TASK STATEMENT:
Print exactly the lines from the first one down to the line containing "import matplotlib.pyplot as plt", both ends included, with no pictures and nothing else.

DATA EXCERPT:
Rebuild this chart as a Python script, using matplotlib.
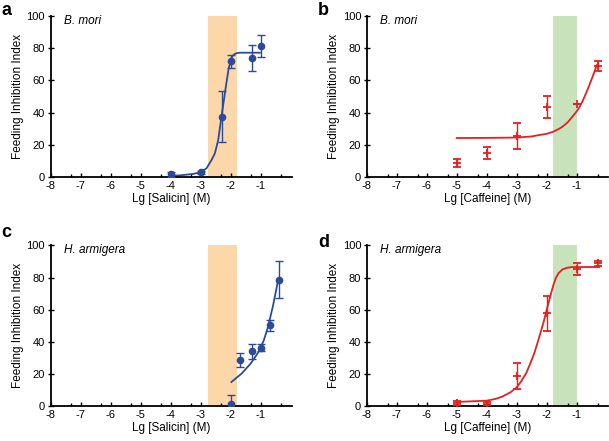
import numpy as np
import matplotlib
matplotlib.use("Agg")
import matplotlib.pyplot as plt

plt.rcParams['font.family'] = ['Liberation Sans', 'DejaVu Sans']
plt.rcParams['axes.unicode_minus'] = False

# --- dati ---
# pannello a: B. mori, salicina
a_x = [-4.0, -3.0, -2.3, -2.0, -1.3, -1.0]
a_y = [1.7, 2.9, 37.5, 72.0, 74.0, 81.3]
a_err = [1.5, 0.8, 16.0, 4.0, 8.0, 6.7]
a_fit_x = [-4.02, -3.69, -3.25, -3.0, -2.8, -2.63, -2.52, -2.41, -2.3, -2.22,
           -2.13, -2.06, -1.97, -1.93, -1.86, -1.78, -1.69, -1.02]
a_fit_y = [0.8, 1.0, 1.9, 2.9, 5.4, 10.6, 14.7, 23.0, 37.5, 47.8,
           59.2, 67.5, 73.7, 75.2, 76.4, 77.0, 77.2, 77.2]

# pannello b: B. mori, caffeina
b_x = [-5.0, -4.0, -3.0, -2.0, -1.0, -0.3]
b_y = [8.9, 15.1, 25.5, 43.5, 45.3, 69.1]
b_err = [2.5, 3.7, 8.0, 6.6, 0.0, 3.0]
b_fit_x = [-5.0, -4.0, -3.0, -2.5, -2.24, -2.0, -1.8, -1.6, -1.47, -1.3, -1.14,
           -1.0, -0.91, -0.8, -0.69, -0.58, -0.47, -0.33]
b_fit_y = [24.2, 24.3, 24.5, 25.2, 26.1, 26.8, 28.0, 29.8, 31.3, 34.0, 37.5,
           40.8, 43.3, 47.3, 52.0, 57.0, 62.3, 69.5]

# pannello c: H. armigera, salicina
c_x = [-2.0, -1.7, -1.3, -1.0, -0.7, -0.4]
c_y = [1.7, 28.6, 34.2, 36.4, 50.3, 78.7]
c_err = [5.5, 4.5, 4.7, 2.2, 3.5, 11.3]
c_fit_x = [-1.97, -1.63, -1.33, -1.05, -0.89, -0.75, -0.58, -0.42]
c_fit_y = [15.1, 20.3, 26.5, 34.2, 41.0, 49.3, 62.7, 77.6]

# pannello d: H. armigera, caffeina
d_x = [-5.0, -4.0, -3.0, -2.0, -1.0, -0.3]
d_y = [2.1, 1.7, 18.7, 57.7, 85.1, 88.8]
d_err = [1.0, 1.0, 8.0, 11.0, 3.7, 1.7]
d_fit_x = [-5.0, -4.5, -4.0, -3.7, -3.46, -3.2, -3.0, -2.84, -2.68, -2.55,
           -2.41, -2.3, -2.19, -2.1, -2.02, -1.93, -1.85, -1.77, -1.69, -1.6,
           -1.47, -1.3, -1.14, -0.25]
d_fit_y = [2.7, 3.1, 3.5, 4.6, 6.2, 8.8, 11.8, 15.8, 20.7, 26.5,
           33.2, 39.8, 46.7, 52.5, 58.5, 64.8, 70.5, 75.8, 79.9, 82.8,
           85.1, 86.1, 86.5, 86.5]

salicin_band = (-2.76, -1.79)
caffeine_band = (-1.79, -1.0)

BLUE = '#2b4a9b'
RED = '#e3211f'
ORANGE = '#fcd7a9'
GREEN = '#c8e2bb'

fig = plt.figure(figsize=(6.09, 4.41), dpi=100)

W, H = 609.0, 441.0
ax_w = 241.5 / W
ax_h = 161.0 / H
positions = {
    'a': [50.5 / W, (H - 177) / H, ax_w, ax_h],
    'b': [366.7 / W, (H - 177) / H, ax_w, ax_h],
    'c': [50.5 / W, (H - 406.3) / H, ax_w, ax_h],
    'd': [366.7 / W, (H - 406.3) / H, ax_w, ax_h],
}

panels = [
    ('a', 'B. mori', 'Lg [Salicin] (M)', a_x, a_y, a_err, a_fit_x, a_fit_y,
     BLUE, 'o', salicin_band, ORANGE),
    ('b', 'B. mori', 'Lg [Caffeine] (M)', b_x, b_y, b_err, b_fit_x, b_fit_y,
     RED, '+', caffeine_band, GREEN),
    ('c', 'H. armigera', 'Lg [Salicin] (M)', c_x, c_y, c_err, c_fit_x, c_fit_y,
     BLUE, 'o', salicin_band, ORANGE),
    ('d', 'H. armigera', 'Lg [Caffeine] (M)', d_x, d_y, d_err, d_fit_x, d_fit_y,
     RED, '+', caffeine_band, GREEN),
]

# posizione delle lettere (pixel)
letter_pos = {'a': (1, 15), 'b': (318, 15), 'c': (1, 237), 'd': (318, 247)}

for key, species, xlabel, x, y, err, fx, fy, col, mk, band, bcol in panels:
    ax = fig.add_axes(positions[key])
    ax.axvspan(band[0], band[1], color=bcol, lw=0, zorder=0)
    ax.plot(fx, fy, color=col, lw=1.3, zorder=2)
    if mk == 'o':
        ax.errorbar(x, y, yerr=err, fmt='o', color=col, ms=4.5, elinewidth=1.0,
                    capsize=2.6, capthick=1.0, zorder=3)
    else:
        ax.errorbar(x, y, yerr=err, fmt='+', color=col, ms=6, mew=1.3,
                    elinewidth=1.0, capsize=2.6, capthick=1.0, zorder=3)

    ax.set_xlim(-8, 0.05)
    ax.set_ylim(0, 100)
    ax.set_xticks(range(-8, 0))
    ax.set_xticks([n - 0.301 for n in range(-7, 1)], minor=True)
    ax.set_yticks(range(0, 101, 20))
    for s in ['top', 'right']:
        ax.spines[s].set_visible(False)
    for s in ['left', 'bottom']:
        ax.spines[s].set_linewidth(1.3)
    ax.tick_params(axis='x', which='major', direction='in', length=3, width=1.0,
                   labelsize=8, pad=3)
    ax.tick_params(axis='x', which='minor', direction='in', length=2, width=1.0)
    ax.tick_params(axis='y', direction='inout', length=4, width=1.0,
                   labelsize=8, pad=2)
    ax.set_xlabel(xlabel, fontsize=8.5, labelpad=1)
    ax.set_ylabel('Feeding Inhibition Index', fontsize=8.5, labelpad=2)
    ax.text(0.055, 0.968, species, transform=ax.transAxes, fontsize=8.5,
            style='italic', va='center', ha='left')

    lx, ly = letter_pos[key]
    fig.text(lx / W, 1 - ly / H, key, fontsize=13, fontweight='bold',
             ha='left', va='baseline')

fig.savefig('out.png', dpi=100)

REPLY TO THE EXERCISE:
Rebuild this chart as a Python script, using matplotlib.
import numpy as np
import matplotlib
matplotlib.use("Agg")
import matplotlib.pyplot as plt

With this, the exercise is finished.